## Start RECORD EXCERPTS
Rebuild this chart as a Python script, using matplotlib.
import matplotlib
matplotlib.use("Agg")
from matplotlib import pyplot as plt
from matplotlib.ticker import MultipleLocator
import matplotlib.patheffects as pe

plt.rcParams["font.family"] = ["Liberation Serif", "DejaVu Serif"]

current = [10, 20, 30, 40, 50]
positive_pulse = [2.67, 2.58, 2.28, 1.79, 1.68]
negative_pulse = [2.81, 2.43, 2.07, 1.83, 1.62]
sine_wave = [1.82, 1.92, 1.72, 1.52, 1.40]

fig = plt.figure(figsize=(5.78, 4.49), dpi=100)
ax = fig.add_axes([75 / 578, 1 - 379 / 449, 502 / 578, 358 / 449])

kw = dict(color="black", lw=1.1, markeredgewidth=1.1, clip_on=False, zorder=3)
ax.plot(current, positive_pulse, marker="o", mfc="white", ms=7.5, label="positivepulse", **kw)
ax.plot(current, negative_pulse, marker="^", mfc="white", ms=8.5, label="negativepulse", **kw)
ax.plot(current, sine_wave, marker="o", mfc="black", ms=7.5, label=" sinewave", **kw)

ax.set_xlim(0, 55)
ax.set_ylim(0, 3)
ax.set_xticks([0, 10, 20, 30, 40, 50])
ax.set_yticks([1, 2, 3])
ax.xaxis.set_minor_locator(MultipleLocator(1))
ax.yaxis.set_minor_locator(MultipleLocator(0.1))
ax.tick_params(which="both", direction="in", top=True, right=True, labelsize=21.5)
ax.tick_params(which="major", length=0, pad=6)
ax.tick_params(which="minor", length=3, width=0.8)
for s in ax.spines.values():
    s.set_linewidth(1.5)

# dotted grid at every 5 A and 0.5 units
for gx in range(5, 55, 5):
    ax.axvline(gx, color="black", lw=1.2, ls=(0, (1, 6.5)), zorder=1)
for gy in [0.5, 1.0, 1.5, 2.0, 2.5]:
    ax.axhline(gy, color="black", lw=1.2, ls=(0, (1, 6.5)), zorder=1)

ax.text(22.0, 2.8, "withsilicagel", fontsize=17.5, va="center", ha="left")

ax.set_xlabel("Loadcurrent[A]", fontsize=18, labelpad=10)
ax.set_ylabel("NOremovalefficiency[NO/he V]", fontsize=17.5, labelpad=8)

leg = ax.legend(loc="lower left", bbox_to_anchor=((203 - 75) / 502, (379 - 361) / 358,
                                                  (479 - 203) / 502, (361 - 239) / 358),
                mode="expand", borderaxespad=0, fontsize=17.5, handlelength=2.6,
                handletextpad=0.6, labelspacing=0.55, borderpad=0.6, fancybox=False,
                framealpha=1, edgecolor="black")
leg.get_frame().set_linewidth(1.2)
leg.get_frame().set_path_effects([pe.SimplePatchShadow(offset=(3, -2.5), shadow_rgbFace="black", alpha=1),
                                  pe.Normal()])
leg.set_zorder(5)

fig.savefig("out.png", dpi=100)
## End RECORD EXCERPTS
## Start RECORD EXCERPTS
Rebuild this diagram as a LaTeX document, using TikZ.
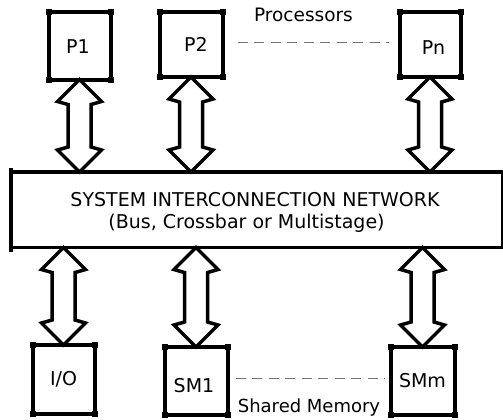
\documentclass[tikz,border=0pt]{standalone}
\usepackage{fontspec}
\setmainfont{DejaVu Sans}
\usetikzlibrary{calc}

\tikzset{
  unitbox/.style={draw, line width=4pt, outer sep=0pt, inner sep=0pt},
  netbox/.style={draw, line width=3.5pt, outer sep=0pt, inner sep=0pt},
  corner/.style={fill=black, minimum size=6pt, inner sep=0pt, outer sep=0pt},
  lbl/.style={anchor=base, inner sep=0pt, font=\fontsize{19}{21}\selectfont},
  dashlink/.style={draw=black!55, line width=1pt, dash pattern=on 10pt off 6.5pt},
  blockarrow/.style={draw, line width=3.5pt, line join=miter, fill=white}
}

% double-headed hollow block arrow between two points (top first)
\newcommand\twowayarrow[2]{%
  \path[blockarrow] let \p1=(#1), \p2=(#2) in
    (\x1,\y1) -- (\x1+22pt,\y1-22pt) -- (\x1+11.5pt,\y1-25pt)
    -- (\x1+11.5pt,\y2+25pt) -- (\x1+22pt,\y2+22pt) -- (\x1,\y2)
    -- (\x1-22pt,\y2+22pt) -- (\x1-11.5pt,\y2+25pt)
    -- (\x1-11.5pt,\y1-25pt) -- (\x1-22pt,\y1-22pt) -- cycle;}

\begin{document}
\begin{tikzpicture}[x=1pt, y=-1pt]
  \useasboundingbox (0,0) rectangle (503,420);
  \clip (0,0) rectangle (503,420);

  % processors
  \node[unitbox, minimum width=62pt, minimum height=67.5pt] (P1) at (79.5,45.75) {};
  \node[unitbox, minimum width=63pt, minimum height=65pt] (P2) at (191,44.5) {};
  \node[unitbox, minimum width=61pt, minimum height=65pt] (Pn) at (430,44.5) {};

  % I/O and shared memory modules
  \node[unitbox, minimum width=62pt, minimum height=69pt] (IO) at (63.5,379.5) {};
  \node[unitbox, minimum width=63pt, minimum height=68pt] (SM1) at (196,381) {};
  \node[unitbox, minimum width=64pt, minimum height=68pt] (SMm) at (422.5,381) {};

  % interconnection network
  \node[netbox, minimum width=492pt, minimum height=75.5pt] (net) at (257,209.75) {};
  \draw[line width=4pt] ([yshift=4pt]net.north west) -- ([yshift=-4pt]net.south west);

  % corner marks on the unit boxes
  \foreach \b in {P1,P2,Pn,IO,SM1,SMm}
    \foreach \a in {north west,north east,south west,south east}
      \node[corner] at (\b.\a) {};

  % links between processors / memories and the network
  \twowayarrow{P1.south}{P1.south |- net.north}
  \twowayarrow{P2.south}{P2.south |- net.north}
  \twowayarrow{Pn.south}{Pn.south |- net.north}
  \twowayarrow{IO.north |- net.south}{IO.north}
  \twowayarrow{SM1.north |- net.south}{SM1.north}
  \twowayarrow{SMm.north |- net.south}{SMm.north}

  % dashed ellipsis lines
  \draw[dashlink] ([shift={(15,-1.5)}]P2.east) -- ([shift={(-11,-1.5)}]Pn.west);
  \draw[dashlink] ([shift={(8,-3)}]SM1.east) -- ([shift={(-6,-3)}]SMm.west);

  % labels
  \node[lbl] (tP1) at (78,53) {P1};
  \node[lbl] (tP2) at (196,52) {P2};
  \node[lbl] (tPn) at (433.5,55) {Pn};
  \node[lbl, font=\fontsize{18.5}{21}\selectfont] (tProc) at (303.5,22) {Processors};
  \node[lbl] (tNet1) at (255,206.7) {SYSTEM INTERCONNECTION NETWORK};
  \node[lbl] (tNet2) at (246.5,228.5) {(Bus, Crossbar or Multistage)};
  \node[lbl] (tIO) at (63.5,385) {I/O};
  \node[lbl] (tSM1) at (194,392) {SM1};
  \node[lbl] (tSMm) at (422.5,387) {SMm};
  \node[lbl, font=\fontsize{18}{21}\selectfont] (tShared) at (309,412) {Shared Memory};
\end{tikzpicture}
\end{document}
## End RECORD EXCERPTS
STATED TASK:
For the data above, state how many lines contain "using"; the number is the whole answer.

EXERCISE ANSWER:
2